# RECORDED INFORMATION start

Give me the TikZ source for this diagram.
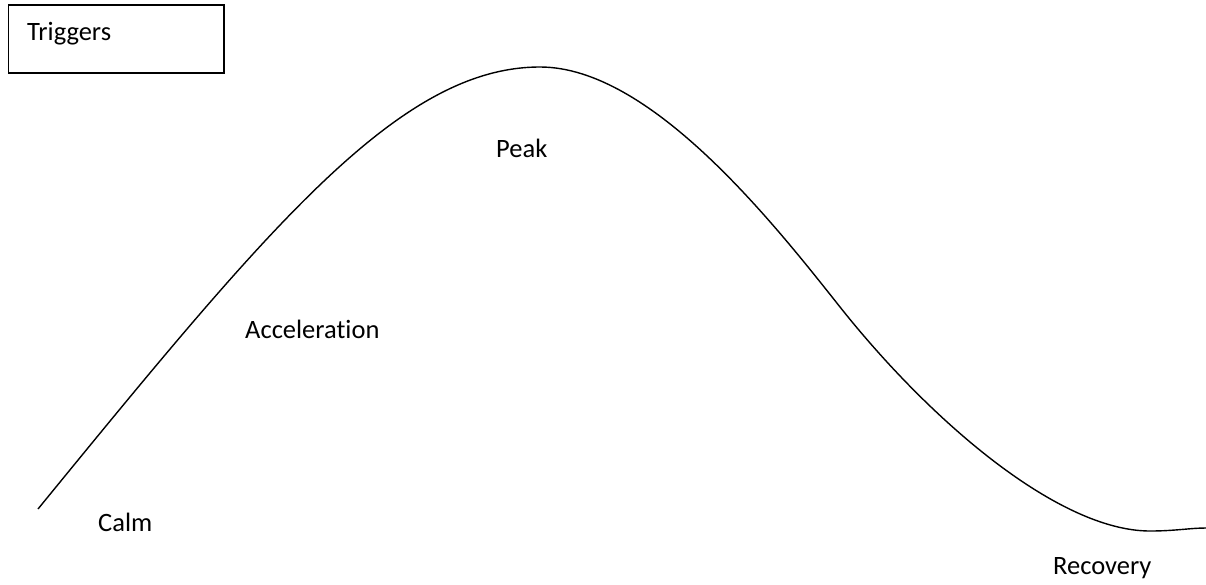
\documentclass[tikz,border=0pt]{standalone}
\usepackage{fontspec}
\setmainfont[Ligatures=NoCommon]{Carlito}
\begin{document}
\begin{tikzpicture}[x=1pt,y=-1pt,
  lbl/.style={anchor=base west,inner sep=0pt,font=\fontsize{26.5}{30}\selectfont},
  box/.style={draw,line width=1.5pt,minimum width=215.5pt,minimum height=68pt,anchor=north west,inner sep=0pt},
  curve/.style={line width=1.4pt}]
\useasboundingbox (0,0) rectangle (1206,584);
\node[box] (triggers) at (7.5,4) {};
\node[lbl] (trigtext) at (27,40) {Triggers};
\node[lbl] (calm) at (98,531) {Calm};
\node[lbl] (acc) at (245,338) {Acceleration};
\node[lbl] (peak) at (496,157) {Peak};
\node[lbl] (rec) at (1053,574) {Recovery};
\coordinate (s) at (38,509);
\coordinate (p) at (540,67);
\coordinate (i) at (840,307);
\coordinate (b) at (1150,531);
\coordinate (e) at (1206,528);
\draw[curve] (s) .. controls (270,225) and (400,67) .. (p)
  .. controls (650,67) and (772,221) .. (i)
  .. controls (933,424) and (1060,531) .. (b)
  .. controls (1175,531) and (1190,528) .. (e);
\end{tikzpicture}
\end{document}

# RECORDED INFORMATION end

◆ REQUIRED TASK
Print the complete listing exactly as it stands, without its pictures.

◆ WORKED ANSWER
Give me the TikZ source for this diagram.
\documentclass[tikz,border=0pt]{standalone}
\usepackage{fontspec}
\setmainfont[Ligatures=NoCommon]{Carlito}
\begin{document}
\begin{tikzpicture}[x=1pt,y=-1pt,
  lbl/.style={anchor=base west,inner sep=0pt,font=\fontsize{26.5}{30}\selectfont},
  box/.style={draw,line width=1.5pt,minimum width=215.5pt,minimum height=68pt,anchor=north west,inner sep=0pt},
  curve/.style={line width=1.4pt}]
\useasboundingbox (0,0) rectangle (1206,584);
\node[box] (triggers) at (7.5,4) {};
\node[lbl] (trigtext) at (27,40) {Triggers};
\node[lbl] (calm) at (98,531) {Calm};
\node[lbl] (acc) at (245,338) {Acceleration};
\node[lbl] (peak) at (496,157) {Peak};
\node[lbl] (rec) at (1053,574) {Recovery};
\coordinate (s) at (38,509);
\coordinate (p) at (540,67);
\coordinate (i) at (840,307);
\coordinate (b) at (1150,531);
\coordinate (e) at (1206,528);
\draw[curve] (s) .. controls (270,225) and (400,67) .. (p)
  .. controls (650,67) and (772,221) .. (i)
  .. controls (933,424) and (1060,531) .. (b)
  .. controls (1175,531) and (1190,528) .. (e);
\end{tikzpicture}
\end{document}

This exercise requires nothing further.